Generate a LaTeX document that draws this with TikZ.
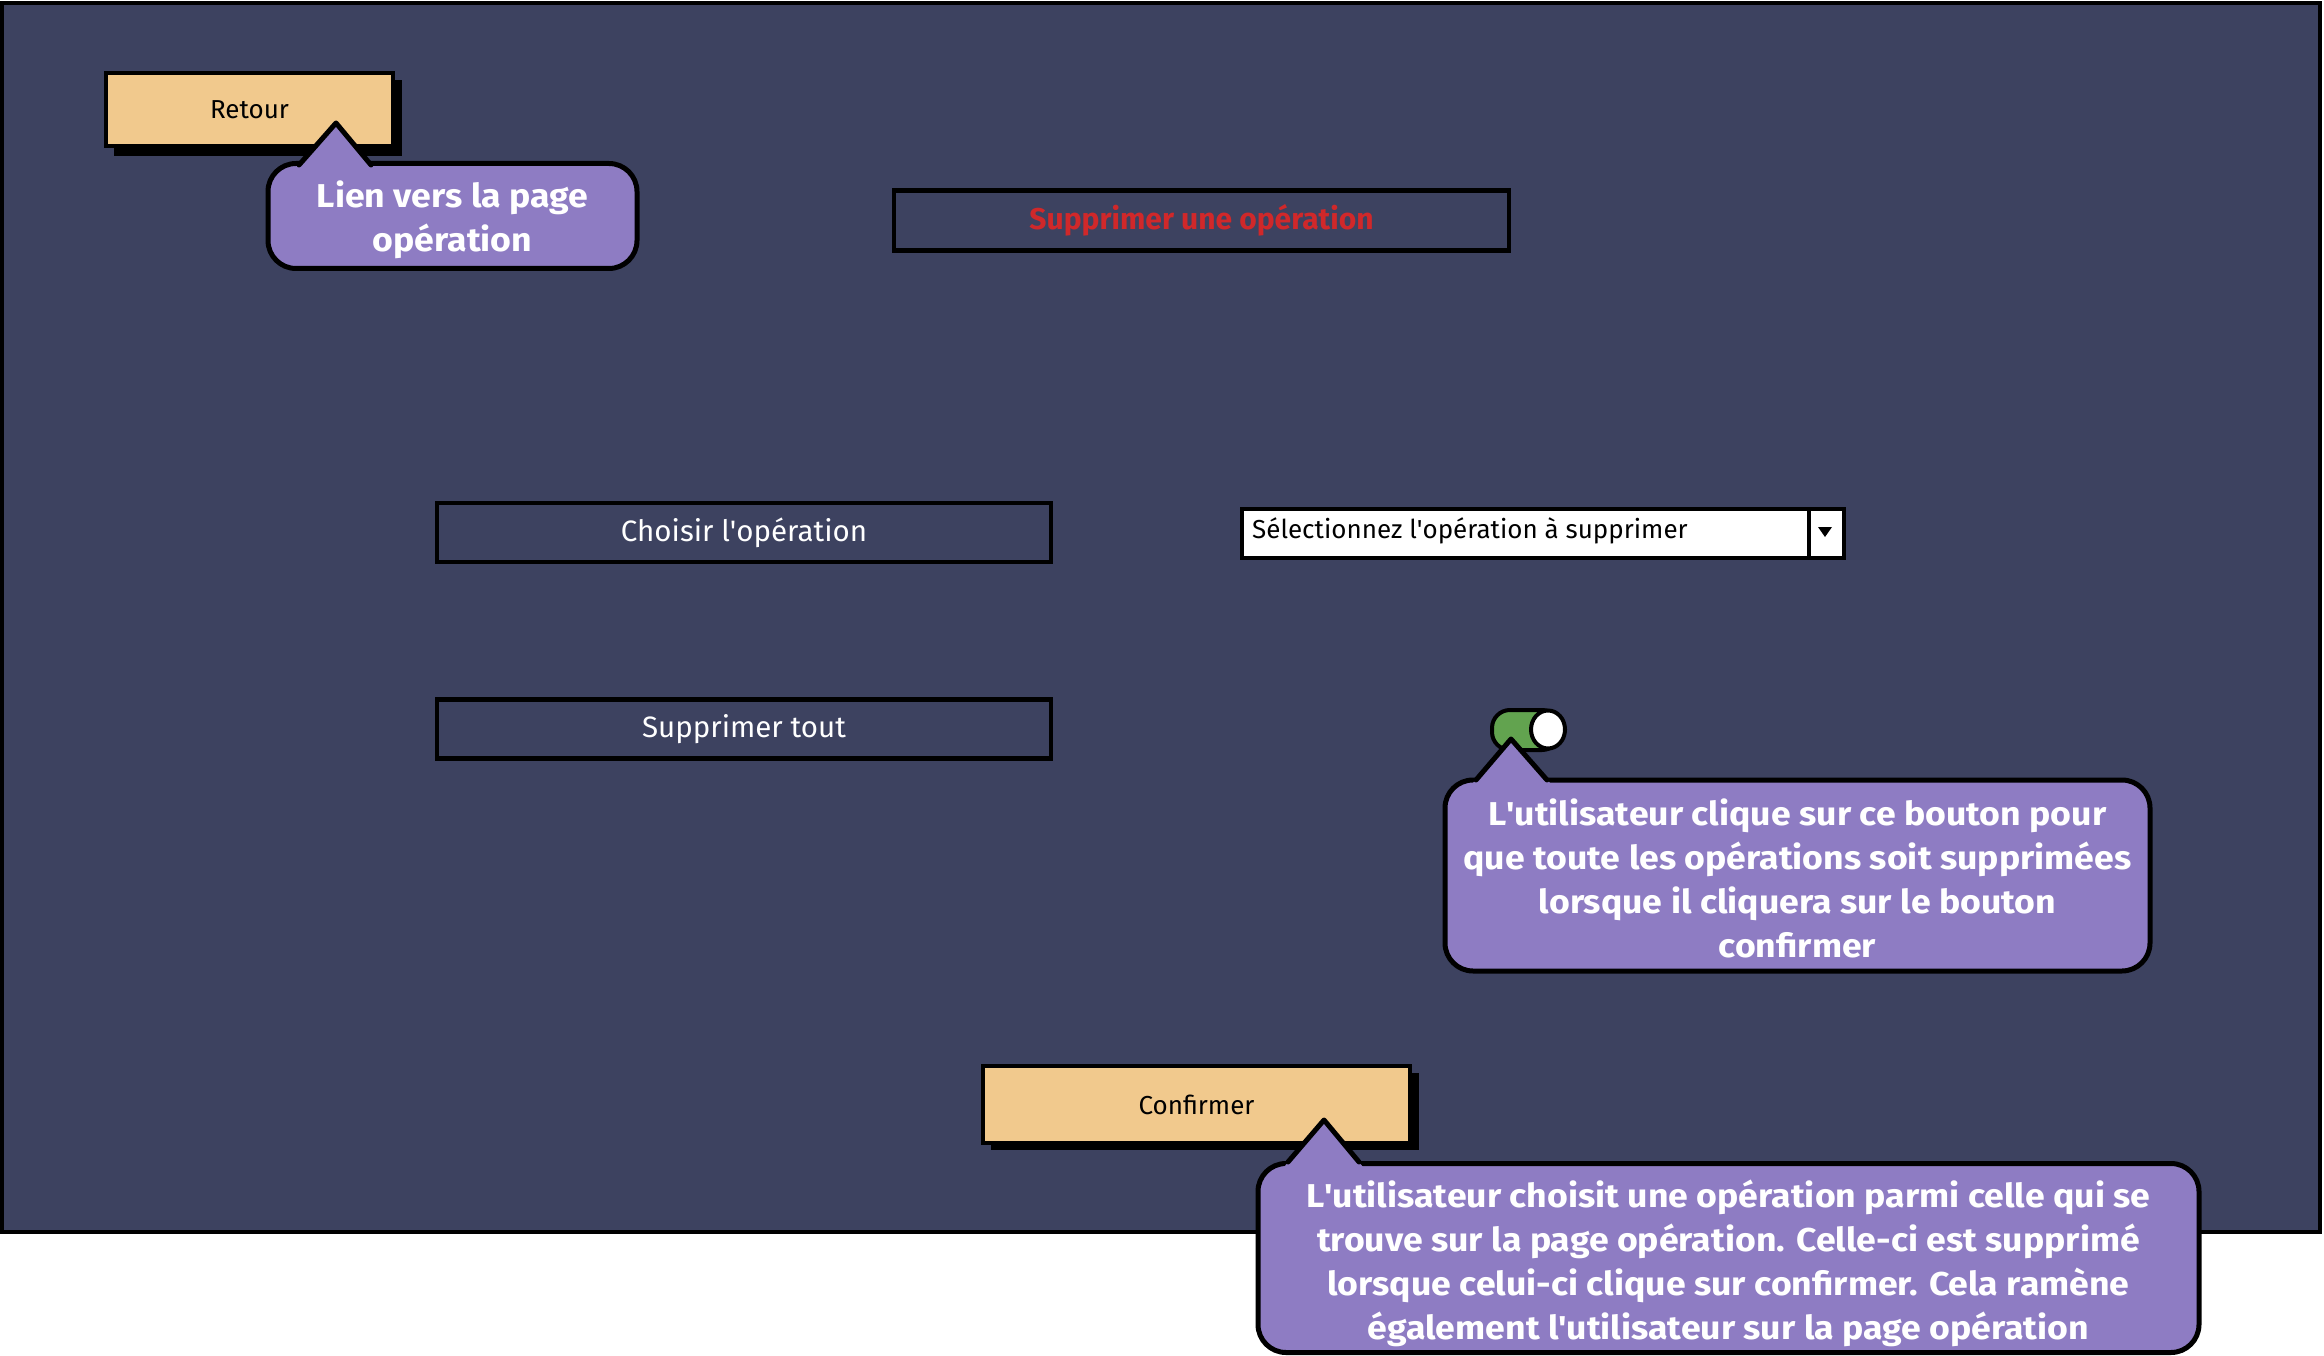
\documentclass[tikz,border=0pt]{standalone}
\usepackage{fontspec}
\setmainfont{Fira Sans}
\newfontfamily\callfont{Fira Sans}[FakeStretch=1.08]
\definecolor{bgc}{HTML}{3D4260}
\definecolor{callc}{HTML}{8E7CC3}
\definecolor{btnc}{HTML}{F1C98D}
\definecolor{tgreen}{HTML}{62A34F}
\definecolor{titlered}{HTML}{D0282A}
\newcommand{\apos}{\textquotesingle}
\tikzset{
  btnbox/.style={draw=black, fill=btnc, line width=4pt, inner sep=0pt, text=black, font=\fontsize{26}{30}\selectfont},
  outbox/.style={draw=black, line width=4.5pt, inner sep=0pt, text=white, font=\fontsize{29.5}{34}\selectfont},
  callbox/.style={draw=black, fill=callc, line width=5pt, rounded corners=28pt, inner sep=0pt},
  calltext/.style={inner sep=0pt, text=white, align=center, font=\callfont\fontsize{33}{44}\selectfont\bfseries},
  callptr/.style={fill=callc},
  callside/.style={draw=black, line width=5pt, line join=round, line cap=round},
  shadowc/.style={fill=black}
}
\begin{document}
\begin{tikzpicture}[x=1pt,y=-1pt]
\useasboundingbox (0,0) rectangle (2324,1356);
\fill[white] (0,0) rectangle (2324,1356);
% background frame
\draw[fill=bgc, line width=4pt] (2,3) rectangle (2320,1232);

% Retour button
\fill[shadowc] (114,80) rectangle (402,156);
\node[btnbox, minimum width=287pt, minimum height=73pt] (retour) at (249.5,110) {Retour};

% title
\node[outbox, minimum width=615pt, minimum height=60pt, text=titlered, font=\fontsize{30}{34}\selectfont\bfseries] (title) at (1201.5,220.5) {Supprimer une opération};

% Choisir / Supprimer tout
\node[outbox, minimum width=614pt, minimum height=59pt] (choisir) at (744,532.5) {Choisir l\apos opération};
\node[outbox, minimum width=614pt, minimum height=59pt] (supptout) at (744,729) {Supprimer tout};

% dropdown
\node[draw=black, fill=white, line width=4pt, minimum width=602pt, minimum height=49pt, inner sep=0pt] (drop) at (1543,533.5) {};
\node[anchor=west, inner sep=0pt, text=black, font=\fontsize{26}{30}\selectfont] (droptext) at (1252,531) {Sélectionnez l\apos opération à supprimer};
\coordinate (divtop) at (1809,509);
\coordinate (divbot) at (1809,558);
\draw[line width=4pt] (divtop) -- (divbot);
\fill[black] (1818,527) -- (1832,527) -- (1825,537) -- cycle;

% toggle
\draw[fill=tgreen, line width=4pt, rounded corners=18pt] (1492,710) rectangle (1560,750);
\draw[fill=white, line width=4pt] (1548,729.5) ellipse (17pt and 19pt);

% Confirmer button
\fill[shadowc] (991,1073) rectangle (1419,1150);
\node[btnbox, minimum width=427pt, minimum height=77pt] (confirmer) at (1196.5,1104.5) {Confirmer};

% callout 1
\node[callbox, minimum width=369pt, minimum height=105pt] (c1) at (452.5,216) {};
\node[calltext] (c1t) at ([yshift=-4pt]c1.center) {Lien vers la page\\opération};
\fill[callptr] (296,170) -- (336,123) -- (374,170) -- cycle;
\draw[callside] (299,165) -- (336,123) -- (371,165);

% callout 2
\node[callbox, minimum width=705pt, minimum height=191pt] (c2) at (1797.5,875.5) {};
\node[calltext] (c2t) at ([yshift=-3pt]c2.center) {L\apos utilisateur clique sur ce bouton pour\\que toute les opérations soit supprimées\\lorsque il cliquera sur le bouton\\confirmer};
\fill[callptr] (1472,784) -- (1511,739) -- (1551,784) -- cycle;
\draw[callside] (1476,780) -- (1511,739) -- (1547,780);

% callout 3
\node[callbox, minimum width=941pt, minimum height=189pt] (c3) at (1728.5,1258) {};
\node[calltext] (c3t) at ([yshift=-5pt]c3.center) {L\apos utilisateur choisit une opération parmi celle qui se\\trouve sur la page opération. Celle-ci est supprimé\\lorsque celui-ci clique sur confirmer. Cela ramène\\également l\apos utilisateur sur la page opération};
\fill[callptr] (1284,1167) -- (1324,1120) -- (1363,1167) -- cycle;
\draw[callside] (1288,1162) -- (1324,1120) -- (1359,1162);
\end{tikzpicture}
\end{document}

● ● ●

- [GIVEN REQUEST] Repeat the lines above, starting at the first and stopping after the line that holds "minimum height=59pt] (supptout)", with the pictures left out.

- [TASK SOLUTION]
Generate a LaTeX document that draws this with TikZ.
\documentclass[tikz,border=0pt]{standalone}
\usepackage{fontspec}
\setmainfont{Fira Sans}
\newfontfamily\callfont{Fira Sans}[FakeStretch=1.08]
\definecolor{bgc}{HTML}{3D4260}
\definecolor{callc}{HTML}{8E7CC3}
\definecolor{btnc}{HTML}{F1C98D}
\definecolor{tgreen}{HTML}{62A34F}
\definecolor{titlered}{HTML}{D0282A}
\newcommand{\apos}{\textquotesingle}
\tikzset{
  btnbox/.style={draw=black, fill=btnc, line width=4pt, inner sep=0pt, text=black, font=\fontsize{26}{30}\selectfont},
  outbox/.style={draw=black, line width=4.5pt, inner sep=0pt, text=white, font=\fontsize{29.5}{34}\selectfont},
  callbox/.style={draw=black, fill=callc, line width=5pt, rounded corners=28pt, inner sep=0pt},
  calltext/.style={inner sep=0pt, text=white, align=center, font=\callfont\fontsize{33}{44}\selectfont\bfseries},
  callptr/.style={fill=callc},
  callside/.style={draw=black, line width=5pt, line join=round, line cap=round},
  shadowc/.style={fill=black}
}
\begin{document}
\begin{tikzpicture}[x=1pt,y=-1pt]
\useasboundingbox (0,0) rectangle (2324,1356);
\fill[white] (0,0) rectangle (2324,1356);
% background frame
\draw[fill=bgc, line width=4pt] (2,3) rectangle (2320,1232);

% Retour button
\fill[shadowc] (114,80) rectangle (402,156);
\node[btnbox, minimum width=287pt, minimum height=73pt] (retour) at (249.5,110) {Retour};

% title
\node[outbox, minimum width=615pt, minimum height=60pt, text=titlered, font=\fontsize{30}{34}\selectfont\bfseries] (title) at (1201.5,220.5) {Supprimer une opération};

% Choisir / Supprimer tout
\node[outbox, minimum width=614pt, minimum height=59pt] (choisir) at (744,532.5) {Choisir l\apos opération};
\node[outbox, minimum width=614pt, minimum height=59pt] (supptout) at (744,729) {Supprimer tout};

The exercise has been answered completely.